A new position – deputy commission for foods at the FDA is one of the changes proposed by the Food Safety Working Group, established in March. Another recommendation is the development of industry product tracing systems. In fact, the FDA will issue draft guidance within three months on steps the industry “can take to establish product tracing systems to improve our national capacity for detecting the origins of foodborne illness."
"This Working Group will bring together cabinet secretaries and senior officials to advise me on how we can upgrade our food safety laws for the 21st century; foster coordination throughout government; and ensure that we are not just designing laws that will keep the American people safe, but enforcing them," President Obama said in an address on March 14, reports Food Business News. "And I expect this group to report back to me with recommendations as soon as possible."
On July 1, the group submitted three "general principles" to the president that served as the basis for a series of specific recommendations. Preventing harm to consumers is the first priority — "The working group recommends that food regulators shift toward prioritizing prevention and move aggressively to implement sensible measures designed to prevent problems before they occur," the group said. Key to success will be establishing rigorous standards and giving "regulatory agencies the tools necessary" to ensure the food industry complies. Effective foods safety inspections and enforcement depend upon good data and analysis — "High quality information will help leading agencies know which foods are at risk, which solutions should be put into place and who should be responsible," the group said. Toward that end, the group said the government should prioritize "crucial inspection and enforcement activity across the world," support state and local safety efforts and use data to evaluate outcomes. Outbreaks of foodborne illness should be identified quickly and stopped — A food tracing system that shortens the time between outbreaks, detection resolution and recovery should be established. "It is in everyone’s interest for outbreaks to be rare in number, limited in scale and short in duration," the group said.

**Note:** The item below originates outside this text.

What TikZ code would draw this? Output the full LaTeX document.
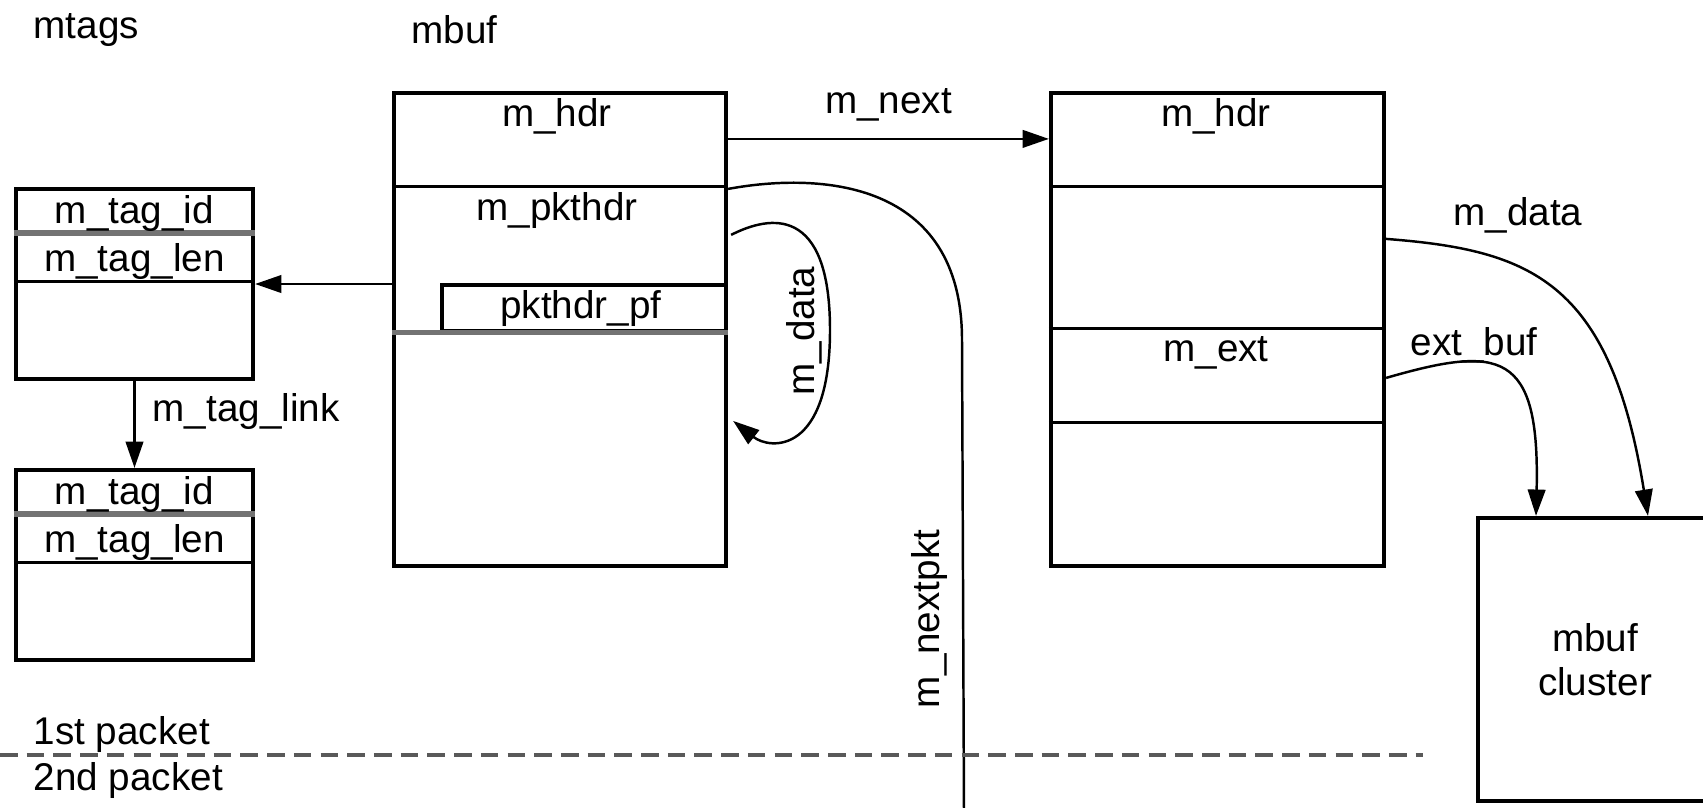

Elaborating, the group said the FDA. deputy commissioner for foods, reporting to the commissioner, "will be empowered to restructure and revitalize FDA’s activities and work with the Food Safety and Inspection Service of the USDA," and the position of chief medical officer at the FSIS will be created. Going forward, the working group will "serve as a mechanism to break down stovepipes, address cross-cutting issues and increase coordination activities across the U.S. government," the group said. The secretaries of the Department of Health and Human Services and the USDA will continue to head the group, and the Obama administration will work with Congress on legislation to give agencies the tools they need to "keep food safe." Many of the proposals already have been introduced in legislation.
"These tools include the ability to require sanitation and preventive controls at food facilities, based on a scientific hazard analysis; the ability to access basic food safety records at facilities; the ability to use resources flexibly to target food at the highest risk and achieve the maximum gain for public health; the ability to establish performance stands to measure the implementation of proper food safety procedures; and mandatory recall authority," the group said.